→ What to produce
Each line below must be set down exactly; omit any image you find.

******************************

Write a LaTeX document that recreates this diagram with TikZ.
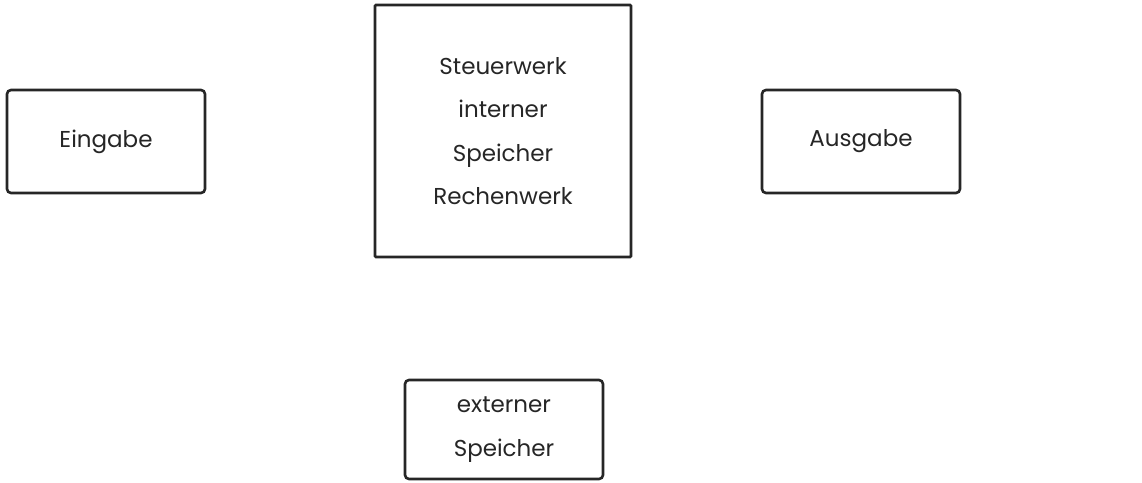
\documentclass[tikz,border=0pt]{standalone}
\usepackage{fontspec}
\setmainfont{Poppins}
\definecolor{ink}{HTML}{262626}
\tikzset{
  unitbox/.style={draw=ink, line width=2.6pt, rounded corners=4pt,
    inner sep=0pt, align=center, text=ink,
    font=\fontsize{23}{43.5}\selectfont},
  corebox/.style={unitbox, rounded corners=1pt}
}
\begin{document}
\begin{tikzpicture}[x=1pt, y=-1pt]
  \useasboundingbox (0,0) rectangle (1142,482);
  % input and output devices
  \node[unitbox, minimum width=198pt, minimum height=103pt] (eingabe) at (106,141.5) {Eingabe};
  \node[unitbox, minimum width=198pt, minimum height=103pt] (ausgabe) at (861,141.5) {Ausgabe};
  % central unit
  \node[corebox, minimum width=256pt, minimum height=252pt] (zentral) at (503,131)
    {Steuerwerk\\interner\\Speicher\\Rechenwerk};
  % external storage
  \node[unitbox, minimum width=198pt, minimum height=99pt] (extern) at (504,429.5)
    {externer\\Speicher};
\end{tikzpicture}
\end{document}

******************************

→ Solution to this task
Write a LaTeX document that recreates this diagram with TikZ.
\documentclass[tikz,border=0pt]{standalone}
\usepackage{fontspec}
\setmainfont{Poppins}
\definecolor{ink}{HTML}{262626}
\tikzset{
  unitbox/.style={draw=ink, line width=2.6pt, rounded corners=4pt,
    inner sep=0pt, align=center, text=ink,
    font=\fontsize{23}{43.5}\selectfont},
  corebox/.style={unitbox, rounded corners=1pt}
}
\begin{document}
\begin{tikzpicture}[x=1pt, y=-1pt]
  \useasboundingbox (0,0) rectangle (1142,482);
  % input and output devices
  \node[unitbox, minimum width=198pt, minimum height=103pt] (eingabe) at (106,141.5) {Eingabe};
  \node[unitbox, minimum width=198pt, minimum height=103pt] (ausgabe) at (861,141.5) {Ausgabe};
  % central unit
  \node[corebox, minimum width=256pt, minimum height=252pt] (zentral) at (503,131)
    {Steuerwerk\\interner\\Speicher\\Rechenwerk};
  % external storage
  \node[unitbox, minimum width=198pt, minimum height=99pt] (extern) at (504,429.5)
    {externer\\Speicher};
\end{tikzpicture}
\end{document}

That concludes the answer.